Byrne, who is also the group’s moderator, could have chosen at any time to respond to this discussion and correct the misconception. She chose not to. Only afterword, when the consternation flowed, was the issue acknowledged:

This is a problem. Combining the tasks of leading a group designed to promote women’s interests in poker while simultaneously attempting to generate revenue via signups leads to possible conflicts of interest. It doesn’t even matter if any generated signups go to promoting FLIP or to Byrne herself. It’s the process that’s flawed in a way only overly focused marketers seem to manage. The extent to which it’s misleading and deceptive is open to interpretation, but to anyone who signed up to play this, believing it would be a women’s only event, it amounts to a bait-and-switch.

Leading advocates of women’s interests in poker have to be better than that. It’s not a contest or a competition nor should it be a profit source. It’s a long, slow uphill climb. Episodes such as this are counterproductive and leave a sour taste.

Byrne speaks to Poker.org about event

Byrne offered a quote to Poker.org regarding the misconceptions about the GGPoker FLIP Women’s Championship. “Every FLIP event to date has been an open event, including this one,” she noted. “GGPoker does not collect gender information on players at registration, so all tournaments are open by design; perhaps this should have been made more obvious to all players, and it is something I’ll ask them to fix in the future to avoid any confusion. In previous open events, GG has awarded various prizes to the top finishing FLIP player(s), so that members of the community have something special to play for in addition to the standard prize pool. I’m sure we’ll do the same in future series.
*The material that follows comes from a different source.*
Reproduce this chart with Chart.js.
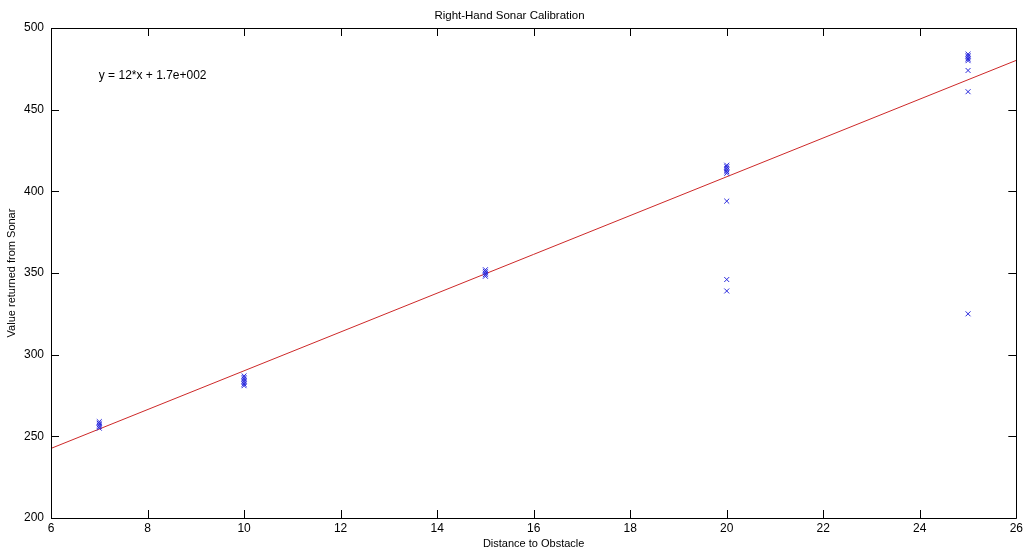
<!DOCTYPE html>
<html>
<head>
<meta charset="utf-8">
<script src="https://cdn.jsdelivr.net/npm/chart.js@4/dist/chart.umd.min.js"></script>
<style>
  html, body { margin: 0; padding: 0; background: #fff; }
  canvas { display: block; }
</style>
</head>
<body>
<canvas id="sonarChart" width="1026" height="555"></canvas>
<script>
// readings off the sonar at each obstacle distance
const readingsAt7 = [255, 256, 257, 258, 259];
const readingsAt10 = [281, 282, 283, 284, 285, 286, 287];
const readingsAt15 = [348, 349, 350, 351, 352];
const readingsAt20 = [411, 412, 413, 414, 415, 416, 394, 346, 339];
const readingsAt25 = [480, 481, 482, 483, 484, 474, 461, 325];

// fitted line, endpoints
const fitX = [6, 26];
const fitY = [242.6, 480.2];
const fitLabel = 'y = 12*x + 1.7e+002';
const fitLabelAt = { x: 6.99, y: 471 };

const xTicks = [6, 8, 10, 12, 14, 16, 18, 20, 22, 24, 26];
const yTicks = [200, 250, 300, 350, 400, 450, 500];

const font = 'Liberation Sans, Arial, sans-serif';

function toPoints(dist, vals) {
    return vals.map(v => ({ x: dist, y: v }));
}

const samples = [].concat(
    toPoints(7, readingsAt7),
    toPoints(10, readingsAt10),
    toPoints(15, readingsAt15),
    toPoints(20, readingsAt20),
    toPoints(25, readingsAt25)
);

// matlab style box with inward ticks, plus the fit equation
const boxTicks = {
    id: 'boxTicks',
    afterDraw(chart) {
        const { ctx, chartArea: a, scales: { x, y } } = chart;
        const len = 8;
        ctx.save();
        ctx.strokeStyle = '#000';
        ctx.lineWidth = 1;
        ctx.beginPath();
        ctx.rect(Math.round(a.left) + 0.5, Math.round(a.top) + 0.5,
                 Math.round(a.right - a.left), Math.round(a.bottom - a.top));
        xTicks.forEach(v => {
            const px = Math.round(x.getPixelForValue(v)) + 0.5;
            ctx.moveTo(px, a.bottom); ctx.lineTo(px, a.bottom - len);
            ctx.moveTo(px, a.top); ctx.lineTo(px, a.top + len);
        });
        yTicks.forEach(v => {
            const py = Math.round(y.getPixelForValue(v)) + 0.5;
            ctx.moveTo(a.left, py); ctx.lineTo(a.left + len, py);
            ctx.moveTo(a.right, py); ctx.lineTo(a.right - len, py);
        });
        ctx.stroke();

        ctx.fillStyle = '#000';
        ctx.font = '12px ' + font;
        ctx.textAlign = 'left';
        ctx.textBaseline = 'middle';
        ctx.fillText(fitLabel, x.getPixelForValue(fitLabelAt.x), y.getPixelForValue(fitLabelAt.y));
        ctx.restore();
    }
};

new Chart(document.getElementById('sonarChart'), {
    type: 'scatter',
    data: {
        datasets: [
            {
                label: 'samples',
                data: samples,
                pointStyle: 'crossRot',
                pointRadius: 3.5,
                pointHoverRadius: 3.5,
                borderWidth: 1,
                borderColor: 'rgb(40,40,220)',
                backgroundColor: 'rgb(40,40,220)'
            },
            {
                label: 'fit',
                data: fitX.map((v, i) => ({ x: v, y: fitY[i] })),
                showLine: true,
                pointRadius: 0,
                borderColor: 'rgb(205,40,40)',
                borderWidth: 1
            }
        ]
    },
    options: {
        responsive: false,
        animation: false,
        layout: { padding: { left: 0, right: 7, top: 0, bottom: 0 } },
        plugins: {
            legend: { display: false },
            tooltip: { enabled: false },
            title: {
                display: true,
                text: 'Right-Hand Sonar Calibration',
                color: '#000',
                font: { family: font, size: 11.5, weight: 'normal' },
                padding: { top: 9, bottom: 5.2 }
            }
        },
        scales: {
            x: {
                type: 'linear',
                min: 6, max: 26,
                afterFit: s => { s.height = 37; },
                afterBuildTicks: s => { s.ticks = xTicks.map(v => ({ value: v })); },
                grid: { display: false, drawTicks: false },
                border: { display: false },
                ticks: { color: '#000', padding: 3, maxRotation: 0, font: { family: font, size: 12 } },
                title: {
                    display: true,
                    text: 'Distance to Obstacle',
                    color: '#000',
                    padding: { top: 0, bottom: 4 },
                    font: { family: font, size: 11 }
                }
            },
            y: {
                type: 'linear',
                min: 200, max: 500,
                afterFit: s => { s.width = 51; },
                afterBuildTicks: s => { s.ticks = yTicks.map(v => ({ value: v })); },
                grid: { display: false, drawTicks: false },
                border: { display: false },
                ticks: { color: '#000', padding: 7, font: { family: font, size: 12 } },
                title: {
                    display: true,
                    text: 'Value returned from Sonar',
                    color: '#000',
                    padding: { top: 5, bottom: 0 },
                    font: { family: font, size: 11 }
                }
            }
        }
    },
    plugins: [boxTicks]
});
</script>
</body>
</html>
“FLIP has worked with GGPoker on a wide array of extremely positive initiatives for women in poker in the last 14 months, the community continues to grow quickly (doubling in size since the partnership began), and together we’ve provided numerous exciting opportunities for FLIP members including a WSOP Ladies event package, regular Tournament ticket giveaways, community Freerolls, a FLIP stand-alone live event, and other bespoke prizes. Also, we’ve given multiple female streamers coverage and support -so they are better represented & supported in the game.”

All those good deeds, plus the ability to do much more, are precisely why such backsliding is dismaying. Byrne’s comments regarding GGPoker’s current gender incapabilities are of course relevant, but fixing that is easier said than done. It’s true that GGPoker really does need to rethink certain aspects of its approach if they’re to be taken seriously regarding women’s outreach. I have several contacts at the site, and I believe they really want to do better. However, “wanting” does not always equal “doing”. To actually address the problem takes both technical and marketing expenditures that GG hasn’t, it seems, been willing to date to make.

Getting better in a gender-responsive sense amounts to more than just slapping band-aids on a gaping wound. GGPoker actually needs to make the programming fix, then devote some customer-service hours to flagging female accounts and/or asking women to submit proof-of-gender documentation, if they want to play in ladies-only events. But will GGPoker make such an investment?